**WHAT THE EXERCISE ASKS:** Print the listing from its top line through the line containing "plt.rcParams['font.family'] = ['Liberation", nothing more, and leave out the pictures.

**DATA PROVIDED:**
[start]
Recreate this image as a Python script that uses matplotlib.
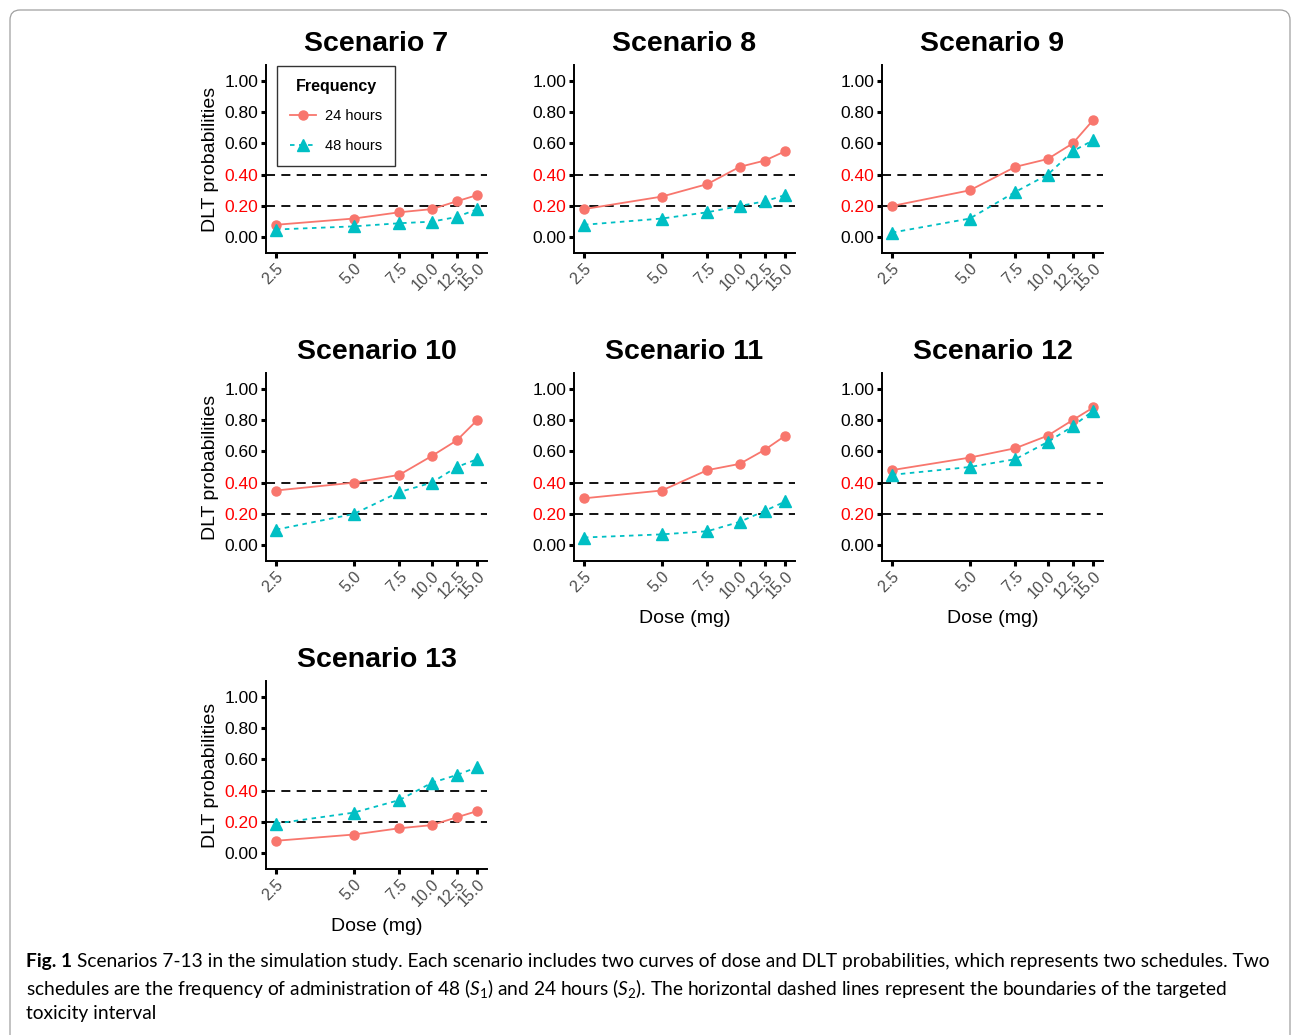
import matplotlib
matplotlib.use("Agg")
import matplotlib.pyplot as plt
from matplotlib.patches import FancyBboxPatch

plt.rcParams['font.family'] = ['Liberation Sans', 'DejaVu Sans']

# data
doses = [2.5, 5.0, 7.5, 10.0, 12.5, 15.0]
dose_labels = ['2.5', '5.0', '7.5', '10.0', '12.5', '15.0']
scenarios = [7, 8, 9, 10, 11, 12, 13]
p24 = [
    [0.08, 0.12, 0.16, 0.18, 0.23, 0.27],
    [0.18, 0.26, 0.34, 0.45, 0.49, 0.55],
    [0.20, 0.30, 0.45, 0.50, 0.60, 0.75],
    [0.35, 0.40, 0.45, 0.57, 0.67, 0.80],
    [0.30, 0.35, 0.48, 0.52, 0.61, 0.70],
    [0.48, 0.56, 0.62, 0.70, 0.80, 0.88],
    [0.08, 0.12, 0.16, 0.18, 0.23, 0.27],
]
p48 = [
    [0.05, 0.07, 0.09, 0.10, 0.13, 0.18],
    [0.08, 0.12, 0.16, 0.20, 0.23, 0.27],
    [0.03, 0.12, 0.29, 0.40, 0.55, 0.62],
    [0.10, 0.20, 0.34, 0.40, 0.50, 0.55],
    [0.05, 0.07, 0.09, 0.15, 0.22, 0.28],
    [0.45, 0.50, 0.55, 0.66, 0.76, 0.86],
    [0.19, 0.26, 0.34, 0.45, 0.50, 0.55],
]
yticks = [0.0, 0.2, 0.4, 0.6, 0.8, 1.0]
bounds = [0.2, 0.4]

W, H = 1292, 1035
fig = plt.figure(figsize=(W / 100, H / 100), dpi=100)

# border around the figure panel
fig.patches.append(FancyBboxPatch((10, -30), 1280, 1055, boxstyle="round,pad=0,rounding_size=10",
                                  transform=None, fc='none', ec='#a0a0a0', lw=0.9))

c24, c48 = '#F8766D', '#00BFC4'
ax_w, ax_h = 221, 188

for i, sc in enumerate(scenarios):
    r, c = divmod(i, 3)
    left = 266 + 308 * c
    top = 65 + 308 * r
    ax = fig.add_axes([left / W, 1 - (top + ax_h) / H, ax_w / W, ax_h / H])
    ax.set_xscale('log')
    ax.set_xlim(2.29, 16.35)
    ax.set_ylim(-0.1, 1.1)
    for b in bounds:
        ax.axhline(b, color='black', lw=1.3, dashes=(5, 3.5), zorder=1)
    ax.plot(doses, p24[i], color=c24, lw=1.3, marker='o', ms=6.5, label='24 hours', zorder=3)
    ax.plot(doses, p48[i], color=c48, lw=1.3, ls=(0, (2.5, 2.5)), marker='^', ms=8,
            label='48 hours', zorder=3)
    ax.set_xticks(doses)
    ax.xaxis.set_minor_locator(plt.NullLocator())
    ax.set_xticklabels(dose_labels, rotation=45, ha='right', va='top', rotation_mode='anchor',
                       fontsize=11.5, color='#4d4d4d')
    ax.set_yticks(yticks)
    ax.set_yticklabels(['%.2f' % v for v in yticks], fontsize=12.5)
    for v, lab, tk in zip(yticks, ax.get_yticklabels(), ax.yaxis.get_major_ticks()):
        if v in bounds:
            lab.set_color('#ff0000')
            tk.tick1line.set_color('#ff0000')
    ax.tick_params(axis='both', length=3.5, width=2.2, pad=2)
    for s in ['top', 'right']:
        ax.spines[s].set_visible(False)
    for s in ['left', 'bottom']:
        ax.spines[s].set_linewidth(1.4)
    ax.set_title('Scenario %d' % sc, fontsize=20.5, fontweight='bold', pad=10)
    if c == 0:
        ax.set_ylabel('DLT probabilities', fontsize=14, labelpad=4)
    if i >= 4:
        ax.set_xlabel('Dose (mg)', fontsize=14, labelpad=6)
    if i == 0:
        leg = ax.legend(title='Frequency', loc='upper left', bbox_to_anchor=(0.05, 0.995),
                        borderaxespad=0, fontsize=10.5,
                        title_fontproperties={'weight': 'bold', 'size': 11.5},
                        frameon=True, fancybox=False, edgecolor='black', borderpad=0.9,
                        handlelength=1.8, labelspacing=1.05, handletextpad=0.6)
        leg.get_frame().set_linewidth(1.0)

# caption, size fitted so line 1 spans the same width as in the figure
cap_font = 'Lato'
plt.rcParams['mathtext.fontset'] = 'custom'
plt.rcParams['mathtext.it'] = 'Lato:italic'
plt.rcParams['mathtext.rm'] = 'Lato'
line1 = ('Scenarios 7-13 in the simulation study. Each scenario includes two curves of dose and DLT '
         'probabilities, which represents two schedules. Two')
line2 = ('schedules are the frequency of administration of 48 ($S_1$) and 24 hours ($S_2$). The horizontal '
         'dashed lines represent the boundaries of the targeted')
line3 = 'toxicity interval'

rend = fig.canvas.get_renderer()
fs = 14
t0 = fig.text(26 / W, 1 - 962 / H, 'Fig. 1', fontsize=fs, fontweight='bold', family=cap_font, va='center')
t1 = fig.text(0, 0, line1, fontsize=fs, family=cap_font, va='center')
w0 = t0.get_window_extent(rend).width
w1 = t1.get_window_extent(rend).width
fs = fs * (1278 - 26 - 5) / (w0 + w1)
t0.set_fontsize(fs)
bb = t0.get_window_extent(rend)
t1.set_fontsize(fs)
t1.set_position(((bb.x1 + 5) / W, 1 - 962 / H))
fig.text(26 / W, 1 - 988 / H, line2, fontsize=fs, family=cap_font, va='center')
fig.text(26 / W, 1 - 1014 / H, line3, fontsize=fs, family=cap_font, va='center')

fig.savefig('out.png', dpi=100)
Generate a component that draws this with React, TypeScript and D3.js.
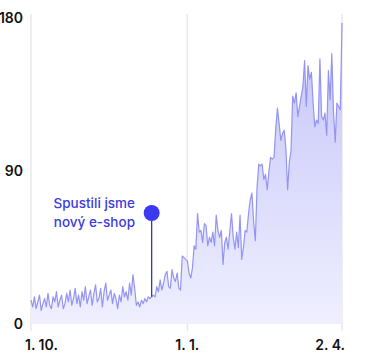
import React from "react";
import * as d3 from "d3";

const START = new Date(2020, 9, 1);
const values: number[] = [
  // Oct 1 – Nov 16
  14, 10, 16, 9, 13, 17, 8, 12, 15, 10, 18, 11, 9, 16, 13, 19, 10, 14, 17, 9, 12,
  18, 13, 20, 11, 15, 21, 12, 17, 10, 19, 14, 22, 12, 16, 20, 11, 18, 23, 13, 15, 21, 10, 19, 24, 14, 17,
  // Nov 17 – Dec 11
  20, 12, 18, 15, 9, 17, 13, 22, 16, 19, 14, 24, 17, 29, 21,
  11, 13, 10, 14, 12, 15, 13, 16, 15,
  16,
  // Dec 12 – Jan 5
  17, 16, 22, 19, 26, 20, 24, 29, 31, 22, 21, 32, 27, 25, 30, 21, 20, 40, 39, 38, 37, 30, 27, 33, 46, 44,
  // Jan 6 – Feb 5
  65, 54, 55, 48, 59, 58, 46, 51, 48, 54, 46, 64, 55, 51, 55, 35, 48, 51, 44, 55, 65, 51, 44, 54, 45, 64, 38, 45, 55, 54, 65,
  // Feb 6 – Apr 2
  73, 77, 60, 49, 80, 94, 93, 94, 85, 88, 79, 90, 98, 97, 98, 115, 127, 118, 108, 112, 114, 103, 79, 95, 102,
  134, 130, 136, 122, 128, 134, 140, 155, 128, 152, 144, 148, 130, 116, 120, 118, 156, 122, 120, 124, 111, 149,
  132, 159, 125, 107, 130, 128, 126, 177,
];
const dates: Date[] = values.map((_, i) => d3.timeDay.offset(START, i));
const yTicks = [0, 90, 180];
const xTickDates = [new Date(2020, 9, 1), new Date(2021, 0, 1), new Date(2021, 3, 2)];
const xTickLabels = ["1. 10.", "1. 1.", "2. 4."];
const xTickAnchors = ["start", "middle", "end"];
const xTickOffsets = [-6, 0, 3];
const annotationIndex = 71;
const annotationLines = ["Spustili jsme", "nový e-shop"];

export default function App() {
  const W = 365, H = 354;
  const x = d3.scaleTime().domain([dates[0], dates[dates.length - 1]]).range([31, 342]);
  const y = d3.scaleLinear().domain([0, 180]).range([324, 18]);
  const pts = values.map((v, i) => ({ d: dates[i], v }));
  const line = d3.line<{ d: Date; v: number }>().x((p) => x(p.d)).y((p) => y(p.v));
  const area = d3
    .area<{ d: Date; v: number }>()
    .x((p) => x(p.d))
    .y0(y(0))
    .y1((p) => y(p.v));
  const ax = x(dates[annotationIndex]);
  const font = "Inter, 'Noto Sans', sans-serif";
  return (
    <svg width={W} height={H} style={{ position: "absolute", left: 0, top: 0 }}>
      <defs>
        <linearGradient id="fillg" x1="0" y1={y(180)} x2="0" y2={y(0)} gradientUnits="userSpaceOnUse">
          <stop offset="0" stopColor="#c3c3fa" />
          <stop offset="1" stopColor="#efefff" />
        </linearGradient>
      </defs>
      {xTickDates.map((d, i) => (
        <line key={"g" + i} x1={x(d)} x2={x(d)} y1={14} y2={331} stroke="#e8e8ec" strokeWidth={1.5} />
      ))}
      <path d={area(pts) || ""} fill="url(#fillg)" />
      <path d={line(pts) || ""} fill="none" stroke="#9494f2" strokeWidth={1.2} strokeLinejoin="round" />
      <line x1={ax} x2={ax} y1={y(values[annotationIndex])} y2={213} stroke="#3434c8" strokeWidth={1.3} />
      <circle cx={ax} cy={213} r={8} fill="#3a3af2" />
      {annotationLines.map((t, i) => (
        <text key={"a" + i} x={135} y={208 + i * 19} textAnchor="end" fontFamily={font} fontSize={13.5}
          fontWeight={500} fill="#3b3be0">{t}</text>
      ))}
      {yTicks.map((t) => (
        <text key={"y" + t} x={23} y={y(t)} dy="0.36em" textAnchor="end" fontFamily={font} fontSize={14}
          fontWeight={600} fill="#111">{t}</text>
      ))}
      {xTickDates.map((d, i) => (
        <text key={"x" + i} x={x(d) + xTickOffsets[i]} y={350} textAnchor={xTickAnchors[i] as any}
          fontFamily={font} fontSize={14} fontWeight={600} fill="#111">{xTickLabels[i]}</text>
      ))}
    </svg>
  );
}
[end]
**ANSWER TO THE EXERCISE:**
Recreate this image as a Python script that uses matplotlib.
import matplotlib
matplotlib.use("Agg")
import matplotlib.pyplot as plt
from matplotlib.patches import FancyBboxPatch

plt.rcParams['font.family'] = ['Liberation Sans', 'DejaVu Sans']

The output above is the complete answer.